We've worked with hundreds of startups, and we've noticed a pattern that quietly kills funding timelines and extends fundraising cycles by months: founders obsess over burn rate and runway calculations while completely missing cash flow velocity.

This isn't a minor accounting distinction. The difference between understanding your true cash flow velocity and ignoring it is often the difference between a founder who fundraises confidently and one who panics into a bad funding round.

Let's talk about what's actually happening in your startup's cash cycle—and why the metrics you're tracking might be giving you false confidence.

## What Is Cash Flow Velocity (And Why Your Dashboard Misses It)

Cash flow velocity isn't a complex concept, but it's rarely discussed in founder circles. It's the speed at which cash moves through your business from the moment you spend it to the moment you recover it.

Here's the distinction that matters:

- **Burn rate** tells you how much you spend per month
- **Runway** tells you how many months you can survive
- **Cash flow velocity** tells you whether you're accelerating or decelerating your cash consumption

Most founders track burn rate obsessively. They build 13-week forecasts and update runway calculations religiously. But they miss the critical signal: whether their cash is moving *faster* through the business than their revenue is moving in.

In our work with Series A startups, we've seen founders maintain a "healthy" 18-month runway while simultaneously experiencing negative cash flow velocity. The result? They hit a growth inflection point, cash consumption accelerates beyond forecasted burn, and suddenly their 18-month runway becomes 9 months. They're caught mid-fundraising with deteriorating metrics.

### The Velocity Trap: Operating Efficiency vs. Growth Efficiency

Here's where it gets counterintuitive:

You can be operationally efficient (low burn rate) while experiencing terrible cash flow velocity. This happens when:

- You're investing heavily in growth infrastructure before you have sufficient revenue to sustain it
- Your customer acquisition cost (CAC) payback period is lengthening while you scale
- You're building product features that don't directly correlate to cash conversion
- Your working capital is trapped in inventory, receivables, or vendor terms

Conversely, you can have a high burn rate but excellent cash flow velocity if that burn is directly driving revenue growth that compounds faster than expenses.

The founders who misread this usually make the same mistake: they optimize for operational efficiency (cutting costs) when they should be optimizing for growth efficiency (accelerating cash return).

## The Three Hidden Drains on Your Cash Flow Velocity

Let's get specific about what's actually slowing down your cash cycle. In our client work, we see three recurring patterns that founders consistently underestimate.

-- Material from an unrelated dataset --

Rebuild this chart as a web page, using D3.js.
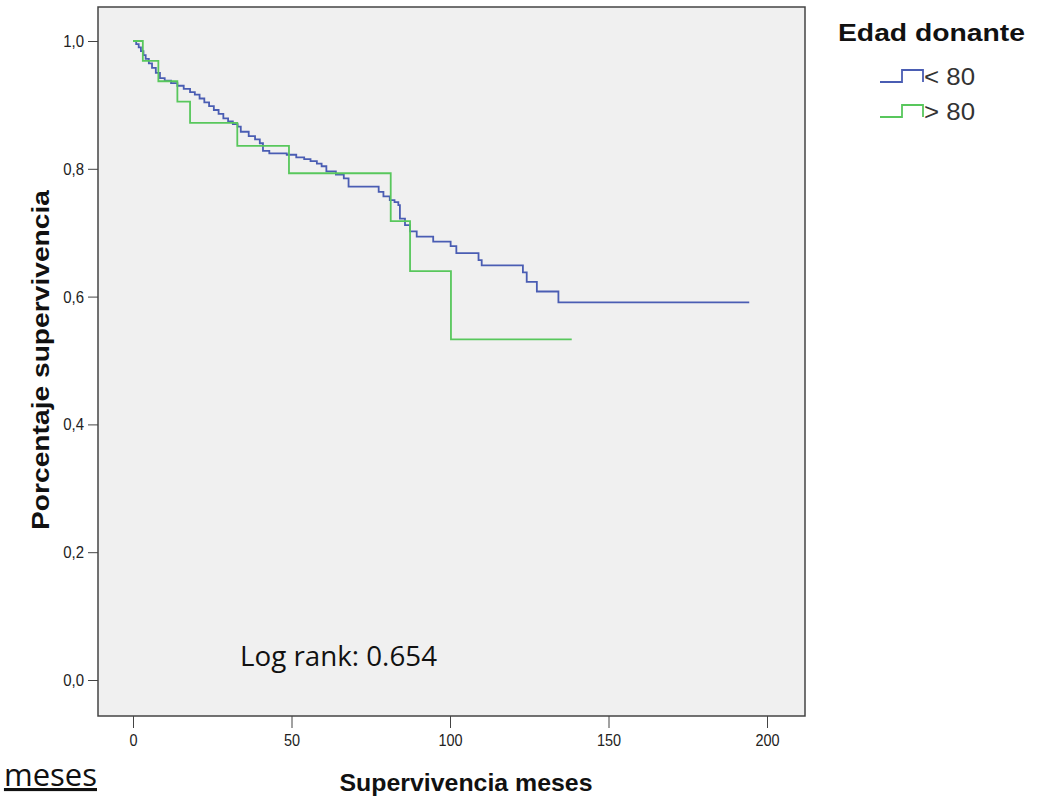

### 1. The Receivables Lag You Don't Account For

If you're a B2B SaaS company with enterprise customers, you probably have payment terms: Net 30, Net 45, sometimes Net 60 or 90.

Here's what we see happen:

A founder forecasts $500K in ARR for month 6. Their burn is $400K per month. On paper, they're cash flow positive. In reality, they booked $500K in billings but only received $200K in cash because customers haven't paid yet.

Now add in the complexity: if you're growing 10% month-over-month, your receivables are actually *growing* faster than your revenue. You're financing customer growth out of cash reserves.

We worked with a Series A SaaS company that had achieved $2M ARR but was burning $300K per month despite being mathematically profitable on accrual accounting. The culprit? Their average Days Sales Outstanding (DSO) had crept from 35 days to 62 days as they shifted toward larger enterprise deals.

They weren't unprofitable. They had a cash flow velocity problem.

**The fix:** Track DSO weekly, not monthly. Set hard customer payment term requirements (we usually recommend Net 30 maximum for early-stage SaaS). If customers demand Net 60, embed that into your pricing or use [venture debt](/blog/venture-debt-strategy-the-runway-extension-founders-actually-need/) to bridge the gap.

### 2. The Expense Timing Misalignment Nobody Mentions

You pay for software licenses, cloud infrastructure, and tools upfront or on fixed terms. You pay salaries on a fixed schedule. Vendors expect payment in 30 days.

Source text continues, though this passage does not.